WHAT YOU ARE ASKED TO DO> Without the images, write out the whole listing exactly.

GIVEN RECORDS>
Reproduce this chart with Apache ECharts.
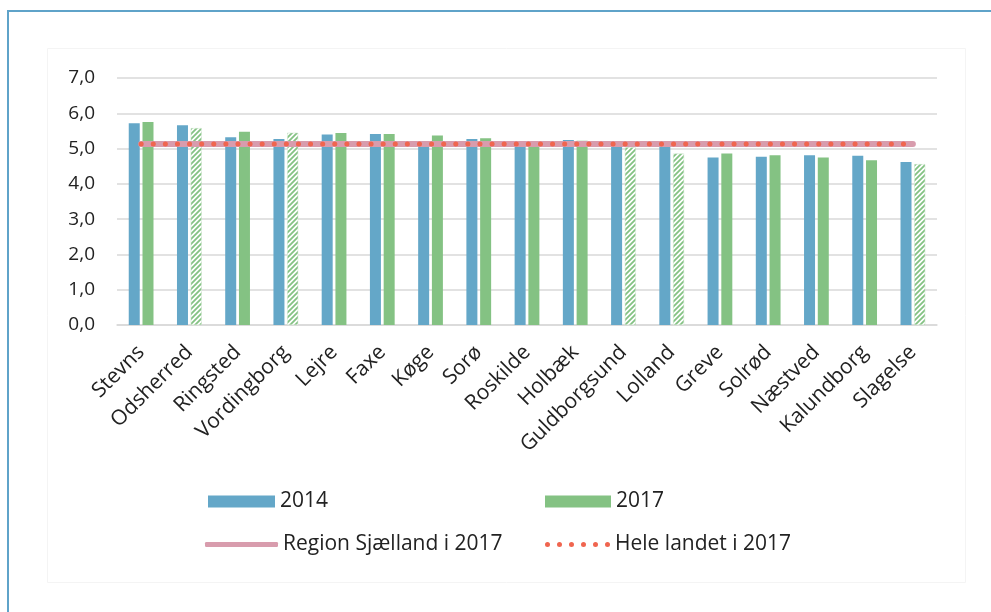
<!DOCTYPE html>
<html>
<head>
<meta charset="utf-8">
<script src="https://cdn.jsdelivr.net/npm/echarts@6/dist/echarts.min.js"></script>
<style>
  html, body { margin: 0; padding: 0; background: #fff; }
  #chart { width: 991px; height: 612px; }
</style>
</head>
<body>
<div id="chart"></div>
<script>
// Data
const municipalities = ['Stevns', 'Odsherred', 'Ringsted', 'Vordingborg', 'Lejre', 'Faxe', 'Køge', 'Sorø',
  'Roskilde', 'Holbæk', 'Guldborgsund', 'Lolland', 'Greve', 'Solrød', 'Næstved', 'Kalundborg', 'Slagelse']
const values2014 = [5.72, 5.66, 5.32, 5.27, 5.40, 5.41, 5.20, 5.27, 5.20, 5.24, 5.10, 5.08, 4.75, 4.77, 4.81, 4.80, 4.62]
const values2017 = [5.75, 5.58, 5.48, 5.45, 5.44, 5.41, 5.37, 5.29, 5.21, 5.22, 5.04, 4.86, 4.86, 4.81, 4.75, 4.67, 4.56]
// 2017 bars drawn hatched in the original
const hatched2017 = ['Odsherred', 'Vordingborg', 'Guldborgsund', 'Lolland', 'Slagelse']
const regionSjaelland2017 = [5.13, 5.13, 5.13, 5.13, 5.13, 5.13, 5.13, 5.13, 5.13, 5.13, 5.13, 5.13, 5.13, 5.13, 5.13, 5.13, 5.13]
const heleLandet2017 = [5.13, 5.13, 5.13, 5.13, 5.13, 5.13, 5.13, 5.13, 5.13, 5.13, 5.13, 5.13, 5.13, 5.13, 5.13, 5.13, 5.13]
const yTicks = [0, 7, 1] // min, max, interval

const BLUE = '#64a7c8'
const GREEN = '#84c283'
const PINK = '#d89cad'
const RED = '#f0654f'
const FONT = '"Open Sans", "Noto Sans", sans-serif'

// diagonal stripe pattern for the hatched bars
const makeHatch = () => {
  const c = document.createElement('canvas')
  c.width = 5
  c.height = 5
  const ctx = c.getContext('2d')
  ctx.fillStyle = '#ffffff'
  ctx.fillRect(0, 0, 5, 5)
  ctx.strokeStyle = GREEN
  ctx.lineWidth = 1.8
  ctx.beginPath()
  ctx.moveTo(-1, 6); ctx.lineTo(6, -1)
  ctx.moveTo(-1, 1); ctx.lineTo(1, -1)
  ctx.moveTo(4, 6); ctx.lineTo(6, 4)
  ctx.stroke()
  return c
}
const hatch = { image: makeHatch(), repeat: 'repeat' }

// legend icon: a row of six dots
const dot = (x) => `M${x},2.5a2.5,2.5 0 1,0 5,0a2.5,2.5 0 1,0 -5,0Z`
const dotsIcon = 'path://' + [0, 12, 24, 36, 48, 60].map(dot).join('')

const legendText = { fontSize: 21, color: '#222', fontFamily: FONT }

const chart = echarts.init(document.getElementById('chart'))

const option = {
  backgroundColor: '#ffffff',
  animation: false,
  textStyle: { fontFamily: FONT },
  graphic: [
    {
      type: 'rect',
      shape: { x: 8, y: 11, width: 1100, height: 700 },
      style: { fill: 'none', stroke: '#5fa3c9', lineWidth: 2 },
      silent: true
    },
    {
      type: 'rect',
      shape: { x: 47.5, y: 48.5, width: 918, height: 534 },
      style: { fill: 'none', stroke: '#f4f4f4', lineWidth: 1 },
      silent: true
    }
  ],
  grid: { left: 117, right: 54, top: 78, bottom: 287, containLabel: false },
  legend: [
    {
      data: [{ name: '2014', icon: 'rect' }],
      left: 203, top: 486, itemWidth: 67, itemHeight: 12,
      textStyle: legendText
    },
    {
      data: [{ name: '2017', icon: 'rect' }],
      left: 540, top: 486, itemWidth: 66, itemHeight: 12,
      textStyle: legendText
    },
    {
      data: [{ name: 'Region Sjælland i 2017', icon: 'roundRect' }],
      left: 200, top: 529, itemWidth: 73, itemHeight: 5,
      itemStyle: { borderWidth: 0 },
      lineStyle: { width: 0 },
      textStyle: legendText
    },
    {
      data: [{ name: 'Hele landet i 2017', icon: dotsIcon }],
      left: 540, top: 529, itemWidth: 65, itemHeight: 5,
      itemStyle: { borderWidth: 0 },
      lineStyle: { width: 0 },
      textStyle: legendText
    }
  ],
  xAxis: {
    type: 'category',
    data: municipalities,
    axisTick: { show: false },
    axisLine: { lineStyle: { color: '#d9d9d9', width: 1.5 } },
    axisLabel: {
      rotate: 45,
      margin: 24,
      fontSize: 21,
      color: '#222',
      fontFamily: FONT,
      interval: 0
    }
  },
  yAxis: {
    type: 'value',
    min: yTicks[0],
    max: yTicks[1],
    interval: yTicks[2],
    axisLine: { show: false },
    axisTick: { show: false },
    splitLine: { lineStyle: { color: '#d9d9d9', width: 1.5 } },
    axisLabel: {
      margin: 22,
      fontSize: 19,
      color: '#222',
      fontFamily: FONT,
      formatter: (v) => v.toFixed(1).replace('.', ',')
    }
  },
  series: [
    {
      name: '2014',
      type: 'bar',
      data: values2014,
      barWidth: 11,
      barGap: '25%',
      itemStyle: { color: BLUE }
    },
    {
      name: '2017',
      type: 'bar',
      data: values2017.map((v, i) =>
        hatched2017.includes(municipalities[i])
          ? { value: v, itemStyle: { color: hatch, borderColor: '#cfe6cf', borderWidth: 0.5 } }
          : v
      ),
      barWidth: 11,
      itemStyle: { color: GREEN }
    },
    {
      name: 'Region Sjælland i 2017',
      type: 'line',
      data: regionSjaelland2017,
      symbol: 'none',
      z: 3,
      itemStyle: { color: PINK },
      lineStyle: { color: PINK, width: 6, cap: 'round' }
    },
    {
      name: 'Hele landet i 2017',
      type: 'line',
      data: heleLandet2017,
      symbol: 'none',
      z: 4,
      itemStyle: { color: RED },
      lineStyle: { color: RED, width: 5, type: [0.1, 12], cap: 'round' }
    }
  ]
}

chart.setOption(option)
</script>
</body>
</html>
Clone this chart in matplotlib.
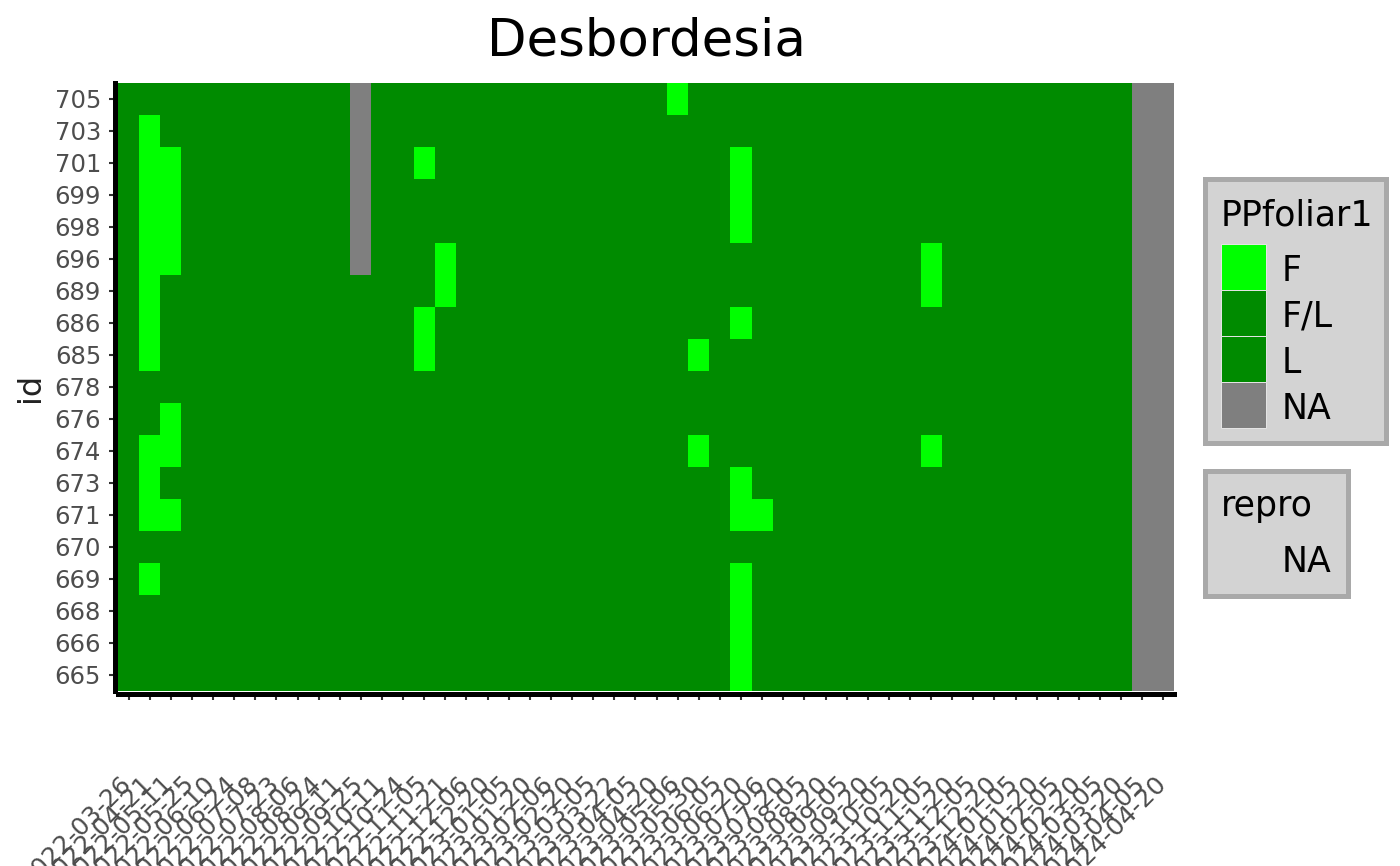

RESULT>
Reproduce this chart with Apache ECharts.
<!DOCTYPE html>
<html>
<head>
<meta charset="utf-8">
<script src="https://cdn.jsdelivr.net/npm/echarts@6/dist/echarts.min.js"></script>
<style>
  html, body { margin: 0; padding: 0; background: #fff; }
  #chart { width: 991px; height: 612px; }
</style>
</head>
<body>
<div id="chart"></div>
<script>
// Data
const municipalities = ['Stevns', 'Odsherred', 'Ringsted', 'Vordingborg', 'Lejre', 'Faxe', 'Køge', 'Sorø',
  'Roskilde', 'Holbæk', 'Guldborgsund', 'Lolland', 'Greve', 'Solrød', 'Næstved', 'Kalundborg', 'Slagelse']
const values2014 = [5.72, 5.66, 5.32, 5.27, 5.40, 5.41, 5.20, 5.27, 5.20, 5.24, 5.10, 5.08, 4.75, 4.77, 4.81, 4.80, 4.62]
const values2017 = [5.75, 5.58, 5.48, 5.45, 5.44, 5.41, 5.37, 5.29, 5.21, 5.22, 5.04, 4.86, 4.86, 4.81, 4.75, 4.67, 4.56]
// 2017 bars drawn hatched in the original
const hatched2017 = ['Odsherred', 'Vordingborg', 'Guldborgsund', 'Lolland', 'Slagelse']
const regionSjaelland2017 = [5.13, 5.13, 5.13, 5.13, 5.13, 5.13, 5.13, 5.13, 5.13, 5.13, 5.13, 5.13, 5.13, 5.13, 5.13, 5.13, 5.13]
const heleLandet2017 = [5.13, 5.13, 5.13, 5.13, 5.13, 5.13, 5.13, 5.13, 5.13, 5.13, 5.13, 5.13, 5.13, 5.13, 5.13, 5.13, 5.13]
const yTicks = [0, 7, 1] // min, max, interval

const BLUE = '#64a7c8'
const GREEN = '#84c283'
const PINK = '#d89cad'
const RED = '#f0654f'
const FONT = '"Open Sans", "Noto Sans", sans-serif'

// diagonal stripe pattern for the hatched bars
const makeHatch = () => {
  const c = document.createElement('canvas')
  c.width = 5
  c.height = 5
  const ctx = c.getContext('2d')
  ctx.fillStyle = '#ffffff'
  ctx.fillRect(0, 0, 5, 5)
  ctx.strokeStyle = GREEN
  ctx.lineWidth = 1.8
  ctx.beginPath()
  ctx.moveTo(-1, 6); ctx.lineTo(6, -1)
  ctx.moveTo(-1, 1); ctx.lineTo(1, -1)
  ctx.moveTo(4, 6); ctx.lineTo(6, 4)
  ctx.stroke()
  return c
}
const hatch = { image: makeHatch(), repeat: 'repeat' }

// legend icon: a row of six dots
const dot = (x) => `M${x},2.5a2.5,2.5 0 1,0 5,0a2.5,2.5 0 1,0 -5,0Z`
const dotsIcon = 'path://' + [0, 12, 24, 36, 48, 60].map(dot).join('')

const legendText = { fontSize: 21, color: '#222', fontFamily: FONT }

const chart = echarts.init(document.getElementById('chart'))

const option = {
  backgroundColor: '#ffffff',
  animation: false,
  textStyle: { fontFamily: FONT },
  graphic: [
    {
      type: 'rect',
      shape: { x: 8, y: 11, width: 1100, height: 700 },
      style: { fill: 'none', stroke: '#5fa3c9', lineWidth: 2 },
      silent: true
    },
    {
      type: 'rect',
      shape: { x: 47.5, y: 48.5, width: 918, height: 534 },
      style: { fill: 'none', stroke: '#f4f4f4', lineWidth: 1 },
      silent: true
    }
  ],
  grid: { left: 117, right: 54, top: 78, bottom: 287, containLabel: false },
  legend: [
    {
      data: [{ name: '2014', icon: 'rect' }],
      left: 203, top: 486, itemWidth: 67, itemHeight: 12,
      textStyle: legendText
    },
    {
      data: [{ name: '2017', icon: 'rect' }],
      left: 540, top: 486, itemWidth: 66, itemHeight: 12,
      textStyle: legendText
    },
    {
      data: [{ name: 'Region Sjælland i 2017', icon: 'roundRect' }],
      left: 200, top: 529, itemWidth: 73, itemHeight: 5,
      itemStyle: { borderWidth: 0 },
      lineStyle: { width: 0 },
      textStyle: legendText
    },
    {
      data: [{ name: 'Hele landet i 2017', icon: dotsIcon }],
      left: 540, top: 529, itemWidth: 65, itemHeight: 5,
      itemStyle: { borderWidth: 0 },
      lineStyle: { width: 0 },
      textStyle: legendText
    }
  ],
  xAxis: {
    type: 'category',
    data: municipalities,
    axisTick: { show: false },
    axisLine: { lineStyle: { color: '#d9d9d9', width: 1.5 } },
    axisLabel: {
      rotate: 45,
      margin: 24,
      fontSize: 21,
      color: '#222',
      fontFamily: FONT,
      interval: 0
    }
  },
  yAxis: {
    type: 'value',
    min: yTicks[0],
    max: yTicks[1],
    interval: yTicks[2],
    axisLine: { show: false },
    axisTick: { show: false },
    splitLine: { lineStyle: { color: '#d9d9d9', width: 1.5 } },
    axisLabel: {
      margin: 22,
      fontSize: 19,
      color: '#222',
      fontFamily: FONT,
      formatter: (v) => v.toFixed(1).replace('.', ',')
    }
  },
  series: [
    {
      name: '2014',
      type: 'bar',
      data: values2014,
      barWidth: 11,
      barGap: '25%',
      itemStyle: { color: BLUE }
    },
    {
      name: '2017',
      type: 'bar',
      data: values2017.map((v, i) =>
        hatched2017.includes(municipalities[i])
          ? { value: v, itemStyle: { color: hatch, borderColor: '#cfe6cf', borderWidth: 0.5 } }
          : v
      ),
      barWidth: 11,
      itemStyle: { color: GREEN }
    },
    {
      name: 'Region Sjælland i 2017',
      type: 'line',
      data: regionSjaelland2017,
      symbol: 'none',
      z: 3,
      itemStyle: { color: PINK },
      lineStyle: { color: PINK, width: 6, cap: 'round' }
    },
    {
      name: 'Hele landet i 2017',
      type: 'line',
      data: heleLandet2017,
      symbol: 'none',
      z: 4,
      itemStyle: { color: RED },
      lineStyle: { color: RED, width: 5, type: [0.1, 12], cap: 'round' }
    }
  ]
}

chart.setOption(option)
</script>
</body>
</html>
Clone this chart in matplotlib.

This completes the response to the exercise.